Uang akan disalurkan ke rumah duka, pembelian kendaraan dan truk berpendingin, untuk mengangkut mayat, serta pakaian eplindung.

“Tekanan finansial harus tidak menjadi alasan setiap keluarga mendapat kesempatan memakamkan kerabatnya,” ujar Latief.

Tanpa Penghasilan

Kekhawatiran finansial menjadi sangat lazim di kalangan orang yang bekerja di industri publik; sopir taksi, staf restoran, hotel, pekerja konstruksi, dan lainnya.

Secara ekonomi, mereka orang paling terkena dampak wabah. Ahmed Mohamed, direktur litiagsi Dewan Hubungan Amerika-Islam (CAIR) New York, mayoritas Muslim bekerja di sektor ini.

“Mereka tidak mungkin work from home,” kata Mohamed. “Mengurung diri di rumah berarti tanpa penghasilan.”

Banyak praktek ritual pemakaman Islam dibatalkan untuk mencegah penularan. Rumah sakit menerapkan aturan berkunjung yang ketat, dengan pertemuan terjadi dari balik kaca.

Kini, tantangan lainnya berada di depan mata, yaitu Ramadhan.

Masjid telah ditutup. Halaqah ditiadakan. Shalat Jumat juga diganti dengan dzuhur di rumah-rumah. Khotbah rutin disiarkan lewat online.

Ada pula pemakaman live streaming. “Sesuatu yang tidak akan dilakukan komunitas Muslim di saat normal,” kata Mohamed. “Kami biasanya bersatu, meringankan kesedihan orang-orang terdekat.”

Ketidak-pastian

Keprihatinan paling mendasar bagi keluarga Muslim korban Covid-19 adalah ketidak-pastian soal pemakaman.

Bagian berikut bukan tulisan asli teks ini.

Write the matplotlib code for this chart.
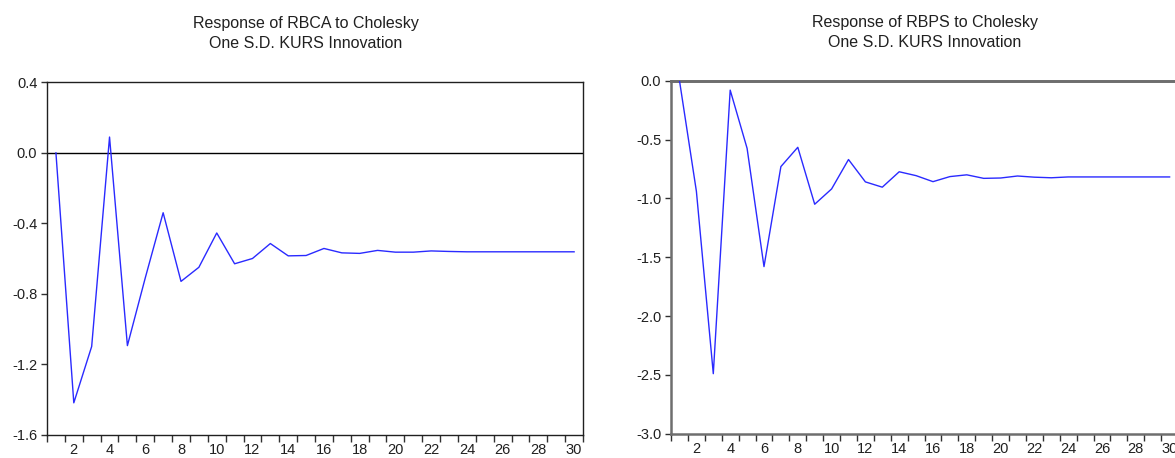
import matplotlib

matplotlib.use("Agg")
import matplotlib.pyplot as plt
import numpy as np
from matplotlib.ticker import FixedLocator, FuncFormatter

plt.rcParams["font.family"] = ["Liberation Sans", "DejaVu Sans"]

periods = list(range(1, 31))

rbca = [0.00, -1.42, -1.10, 0.09, -1.095, -0.71, -0.34, -0.73, -0.65, -0.455,
        -0.63, -0.60, -0.515, -0.585, -0.583, -0.543, -0.568, -0.571, -0.554, -0.564,
        -0.564, -0.557, -0.560, -0.562, -0.562, -0.562, -0.562, -0.562, -0.562, -0.562]

rbps = [0.00, -0.94, -2.49, -0.08, -0.575, -1.58, -0.73, -0.566, -1.05, -0.92,
        -0.67, -0.86, -0.905, -0.774, -0.807, -0.858, -0.815, -0.80, -0.83, -0.827,
        -0.81, -0.82, -0.825, -0.818, -0.818, -0.818, -0.818, -0.818, -0.818, -0.818]

title_rbca = "Response of RBCA to Cholesky\nOne S.D. KURS Innovation"
title_rbps = "Response of RBPS to Cholesky\nOne S.D. KURS Innovation"

rbca_yticks = [0.4, 0.0, -0.4, -0.8, -1.2, -1.6]
rbps_yticks = [0.0, -0.5, -1.0, -1.5, -2.0, -2.5, -3.0]
xlabels = list(range(2, 31, 2))

LINE_BLUE = "#2a2aff"
TXT = "#202020"

fig = plt.figure(figsize=(11.75, 4.58), dpi=100)


def style_axes(ax, values, yticks, ylim, spine_color, spine_lw):
    ax.plot(periods, values, color=LINE_BLUE, lw=1.0, zorder=3)
    ax.set_xlim(0.5, 30.5)
    ax.set_ylim(*ylim)
    ax.xaxis.set_major_locator(FixedLocator(xlabels))
    ax.xaxis.set_minor_locator(FixedLocator(np.arange(0.5, 31, 1.0)))
    ax.tick_params(axis="x", which="major", length=0, pad=6, labelsize=10.5, labelcolor=TXT)
    ax.tick_params(axis="x", which="minor", length=5, width=1.0, direction="out", color="#303030")
    ax.set_yticks(yticks)
    ax.yaxis.set_major_formatter(FuncFormatter(lambda v, p: f"{v:.1f}"))
    ax.tick_params(axis="y", length=4, width=1.0, direction="out", pad=3,
                   labelsize=10.5, labelcolor=TXT, color="#303030")
    for s in ax.spines.values():
        s.set_color(spine_color)
        s.set_linewidth(spine_lw)


# left panel
ax_l = fig.add_axes([0.0400, 0.0513, 0.4562, 0.7686])
style_axes(ax_l, rbca, rbca_yticks, (-1.6, 0.4), "#202020", 1.0)
ax_l.axhline(0.0, color="black", lw=1.0, zorder=2)
fig.text(306 / 1175, 1 - 33.5 / 458, title_rbca, ha="center", va="center",
         fontsize=11.5, color=TXT, linespacing=1.45)

# right panel (cut off at the right edge of the picture, as in the source)
ax_r = fig.add_axes([0.5711, 0.0531, 0.4315, 0.7707])
style_axes(ax_r, rbps, rbps_yticks, (-3.0, 0.0), "#6e6e6e", 1.8)
ax_r.axhline(0.0, color="#6e6e6e", lw=2.0, zorder=2, clip_on=False)
fig.text(925 / 1175, 1 - 32.5 / 458, title_rbps, ha="center", va="center",
         fontsize=11.5, color=TXT, linespacing=1.45)

fig.savefig("out.png", dpi=100)
plt.close(fig)
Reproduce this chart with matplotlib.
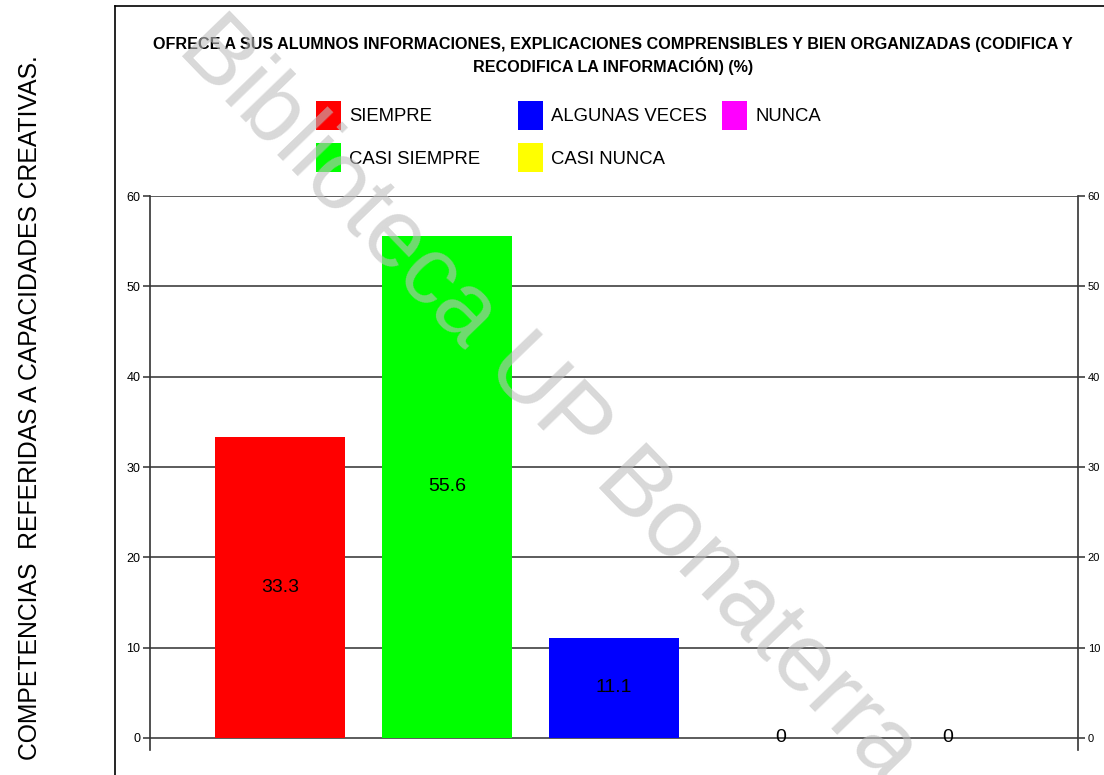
import numpy as np
import matplotlib
matplotlib.use('Agg')
import matplotlib.pyplot as plt
from matplotlib.lines import Line2D

# data
categorias = ['SIEMPRE', 'CASI SIEMPRE', 'ALGUNAS VECES', 'CASI NUNCA', 'NUNCA']
porcentajes = [33.3, 55.6, 11.1, 0, 0]
colores = ['#FF0000', '#00FF00', '#0000FF', '#FFFF00', '#FF00FF']
yticks = [0, 10, 20, 30, 40, 50, 60]
titulo = ('OFRECE A SUS ALUMNOS INFORMACIONES, EXPLICACIONES COMPRENSIBLES Y BIEN ORGANIZADAS (CODIFICA Y\n'
          'RECODIFICA LA INFORMACIÓN) (%)')
lateral = 'COMPETENCIAS  REFERIDAS A CAPACIDADES CREATIVAS.'
marca = 'Biblioteca UP Bonaterra'

plt.rcParams['font.family'] = ['Liberation Sans', 'DejaVu Sans']

W, H = 1104, 775
fig = plt.figure(figsize=(W / 100, H / 100), dpi=100)

# outer frame (left and top edges only visible)
fig.add_artist(Line2D([115 / W, 115 / W], [0, 1 - 6 / H], color='black', lw=1.2))
fig.add_artist(Line2D([115 / W, 1], [1 - 6 / H, 1 - 6 / H], color='black', lw=1.2))

ax = fig.add_axes([150 / W, 1 - 750 / H, (1078 - 150) / W, (750 - 196) / H])
x = np.arange(len(categorias))
barras = ax.bar(x, porcentajes, width=0.773, color=colores, label=categorias, zorder=2)
for xi, v in zip(x, porcentajes):
    ax.text(xi, v / 2, f'{v:g}', ha='center', va='center', fontsize=14, zorder=4)

ymin = -12 / ((738 - 196) / 60)
ax.set_ylim(ymin, 60)
ax.set_xlim(-0.5 - 46.5 / 167, len(categorias) - 0.5 + 46.5 / 167)
ax.set_xticks([])
ax.set_yticks(yticks)
ax.grid(axis='y', color='#404040', lw=1.2, zorder=0)
ax.set_axisbelow(True)
for s in ['top', 'bottom']:
    ax.spines[s].set_visible(False)
for s in ['left', 'right']:
    ax.spines[s].set_color('#333333')
    ax.spines[s].set_linewidth(1.2)
ax.tick_params(axis='y', length=5, width=1.2, color='#404040', pad=2,
               left=True, right=True, labelleft=True, labelright=False, labelsize=9)

ax2 = ax.twinx()
ax2.set_ylim(ax.get_ylim())
ax2.set_yticks(yticks)
ax2.tick_params(axis='y', length=5, width=1.2, color='#404040', pad=2, labelsize=8)
for s in ax2.spines.values():
    s.set_visible(False)

# title
fig.text(613 / W, 1 - 56 / H, titulo, ha='center', va='center', fontsize=11.6,
         fontweight='bold', linespacing=1.35)

# legend, three columns
handles = list(barras.patches)
cols = [[0, 1], [2, 3], [4]]
col_x = [316, 518, 722]
for idx, cx in zip(cols, col_x):
    fig.legend([handles[i] for i in idx], [categorias[i] for i in idx],
               loc='upper left', bbox_to_anchor=(cx / W, 1 - 101 / H),
               frameon=False, borderpad=0, borderaxespad=0,
               handlelength=1.35, handleheight=2.0, handletextpad=0.45,
               labelspacing=0.75, fontsize=13.3)

# side label
fig.text(30 / W, 1 - 408 / H, lateral, rotation=90, ha='center', va='center',
         fontsize=17.8)

# watermark
fig.text(548 / W, 1 - 400 / H, marca, rotation=-46, rotation_mode='anchor',
         ha='center', va='center', fontsize=69, color='#bfbfbf', alpha=0.6, zorder=10)

fig.savefig('out.png', dpi=100)
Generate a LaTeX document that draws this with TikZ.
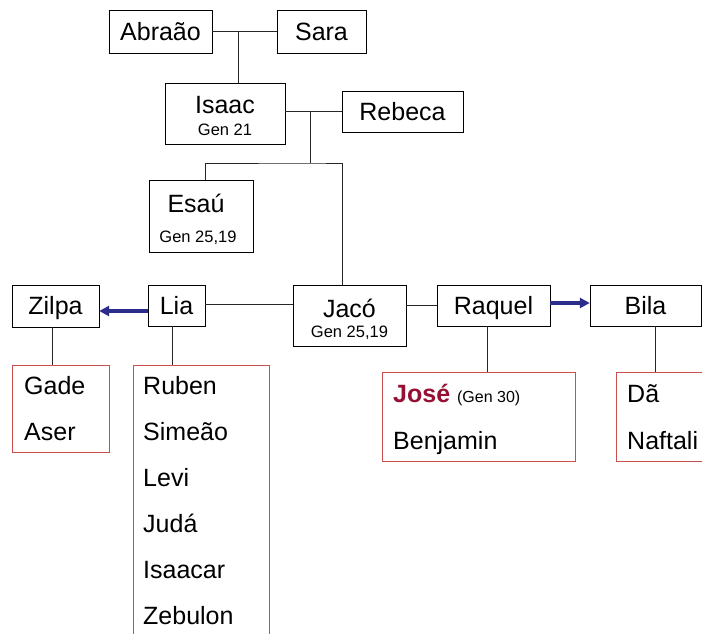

Raja Abdulhaq, direktur eksekutif Dewan Kepemimpinan Islam Majlis Ash-Shura New York, mengatakan muncul rumor umat Islam dimakamkan di kuburan massal.

“Keluarga yang mendengar kabar ini menjadi sangat emosional,” kata Abdulhaq, yang memimpin 90 masjid di organisasi Muslim di New York.

Abdulhaq dan orang-orangnya menyelidiki rumor itu. Ternyata tidak benar.

Yang terjadi adalah rumah sakit membuat kamar mayat jarak jauh. Jenasah korban tewas, dalam jumlah yang banyak, dibawa menggunakan mobil ke kamar mayat yang baru dibangun.

“Namun hanya mayat-mayat yang tidak diklaim keluarga yang dibawa ke tempat itu,” kata Abdulhaq.

Walikota New York Bill de Blasio mengatakan; “Setiap jenasah akan diperlakukan secara khusus, dan rencana pemakaman dikoordinasikan kepada keluarga korbam.”

Rumor lain yang sempat memunculkan kemarahan adalah jenasah Muslim dikremasi. Dalam Islam, mayat tidak boleh dibakar.

“Sejauh ini kami tidak menemukan ada jenasah Muslim dibakar,” ujar Abdulhaq.

Tidak ada angka pasti berapa Muslim yang menjadi korban Covid-19. Yang pasti, menurut Abdulhaq, komunitas Muslim Bengali yang paling terpukul.

Bengali adalah sebutan untuk mereka yang berasal dari Bangladesh. Komunitas ini menguasi sektor pekerjaan tertentu; sopir taksi, pekerja konstruksi, dan lainnya.